■ **Task statement**:
Copy the data exactly as it appears, and do not include any pictures.

■ **Source material**:
*-*-*

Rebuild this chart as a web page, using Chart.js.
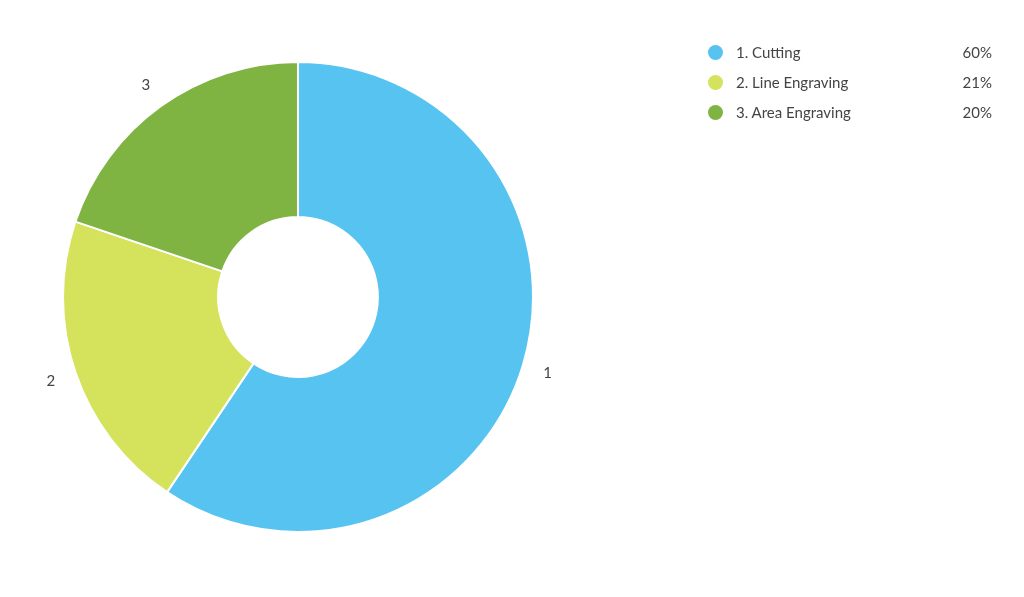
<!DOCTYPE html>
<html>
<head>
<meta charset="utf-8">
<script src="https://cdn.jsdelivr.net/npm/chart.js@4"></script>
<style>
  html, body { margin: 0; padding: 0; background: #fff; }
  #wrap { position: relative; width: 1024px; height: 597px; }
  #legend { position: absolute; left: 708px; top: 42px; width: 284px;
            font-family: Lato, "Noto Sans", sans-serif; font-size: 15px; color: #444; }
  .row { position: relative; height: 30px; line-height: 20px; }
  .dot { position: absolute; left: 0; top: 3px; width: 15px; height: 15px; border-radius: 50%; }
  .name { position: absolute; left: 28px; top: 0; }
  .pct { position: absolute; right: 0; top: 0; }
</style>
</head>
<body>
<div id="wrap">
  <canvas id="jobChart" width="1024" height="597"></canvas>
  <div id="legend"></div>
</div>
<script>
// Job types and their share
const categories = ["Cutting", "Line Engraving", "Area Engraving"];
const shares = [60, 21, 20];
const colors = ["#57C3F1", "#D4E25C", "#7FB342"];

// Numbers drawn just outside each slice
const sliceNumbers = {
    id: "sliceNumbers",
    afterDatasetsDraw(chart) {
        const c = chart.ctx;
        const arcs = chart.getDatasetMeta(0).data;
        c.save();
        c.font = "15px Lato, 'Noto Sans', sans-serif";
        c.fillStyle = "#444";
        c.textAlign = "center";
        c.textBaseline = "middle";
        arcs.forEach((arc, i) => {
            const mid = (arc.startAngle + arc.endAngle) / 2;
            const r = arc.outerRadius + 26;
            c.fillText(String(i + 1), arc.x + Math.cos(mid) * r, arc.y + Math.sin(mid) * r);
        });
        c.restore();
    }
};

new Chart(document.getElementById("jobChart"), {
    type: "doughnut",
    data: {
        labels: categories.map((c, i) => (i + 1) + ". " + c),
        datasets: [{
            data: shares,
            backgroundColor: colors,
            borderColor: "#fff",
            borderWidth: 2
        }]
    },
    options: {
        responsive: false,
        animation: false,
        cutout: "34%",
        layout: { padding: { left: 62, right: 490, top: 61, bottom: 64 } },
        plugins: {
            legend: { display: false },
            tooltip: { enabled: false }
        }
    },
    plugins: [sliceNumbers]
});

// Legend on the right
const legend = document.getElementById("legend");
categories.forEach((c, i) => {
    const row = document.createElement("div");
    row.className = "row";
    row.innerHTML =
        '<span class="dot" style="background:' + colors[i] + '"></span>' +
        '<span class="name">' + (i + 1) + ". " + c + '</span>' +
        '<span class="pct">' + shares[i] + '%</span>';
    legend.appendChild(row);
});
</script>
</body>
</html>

*-*-*

■ **Expected output**:
Rebuild this chart as a web page, using Chart.js.
<!DOCTYPE html>
<html>
<head>
<meta charset="utf-8">
<script src="https://cdn.jsdelivr.net/npm/chart.js@4"></script>
<style>
  html, body { margin: 0; padding: 0; background: #fff; }
  #wrap { position: relative; width: 1024px; height: 597px; }
  #legend { position: absolute; left: 708px; top: 42px; width: 284px;
            font-family: Lato, "Noto Sans", sans-serif; font-size: 15px; color: #444; }
  .row { position: relative; height: 30px; line-height: 20px; }
  .dot { position: absolute; left: 0; top: 3px; width: 15px; height: 15px; border-radius: 50%; }
  .name { position: absolute; left: 28px; top: 0; }
  .pct { position: absolute; right: 0; top: 0; }
</style>
</head>
<body>
<div id="wrap">
  <canvas id="jobChart" width="1024" height="597"></canvas>
  <div id="legend"></div>
</div>
<script>
// Job types and their share
const categories = ["Cutting", "Line Engraving", "Area Engraving"];
const shares = [60, 21, 20];
const colors = ["#57C3F1", "#D4E25C", "#7FB342"];

// Numbers drawn just outside each slice
const sliceNumbers = {
    id: "sliceNumbers",
    afterDatasetsDraw(chart) {
        const c = chart.ctx;
        const arcs = chart.getDatasetMeta(0).data;
        c.save();
        c.font = "15px Lato, 'Noto Sans', sans-serif";
        c.fillStyle = "#444";
        c.textAlign = "center";
        c.textBaseline = "middle";
        arcs.forEach((arc, i) => {
            const mid = (arc.startAngle + arc.endAngle) / 2;
            const r = arc.outerRadius + 26;
            c.fillText(String(i + 1), arc.x + Math.cos(mid) * r, arc.y + Math.sin(mid) * r);
        });
        c.restore();
    }
};

new Chart(document.getElementById("jobChart"), {
    type: "doughnut",
    data: {
        labels: categories.map((c, i) => (i + 1) + ". " + c),
        datasets: [{
            data: shares,
            backgroundColor: colors,
            borderColor: "#fff",
            borderWidth: 2
        }]
    },
    options: {
        responsive: false,
        animation: false,
        cutout: "34%",
        layout: { padding: { left: 62, right: 490, top: 61, bottom: 64 } },
        plugins: {
            legend: { display: false },
            tooltip: { enabled: false }
        }
    },
    plugins: [sliceNumbers]
});

// Legend on the right
const legend = document.getElementById("legend");
categories.forEach((c, i) => {
    const row = document.createElement("div");
    row.className = "row";
    row.innerHTML =
        '<span class="dot" style="background:' + colors[i] + '"></span>' +
        '<span class="name">' + (i + 1) + ". " + c + '</span>' +
        '<span class="pct">' + shares[i] + '%</span>';
    legend.appendChild(row);
});
</script>
</body>
</html>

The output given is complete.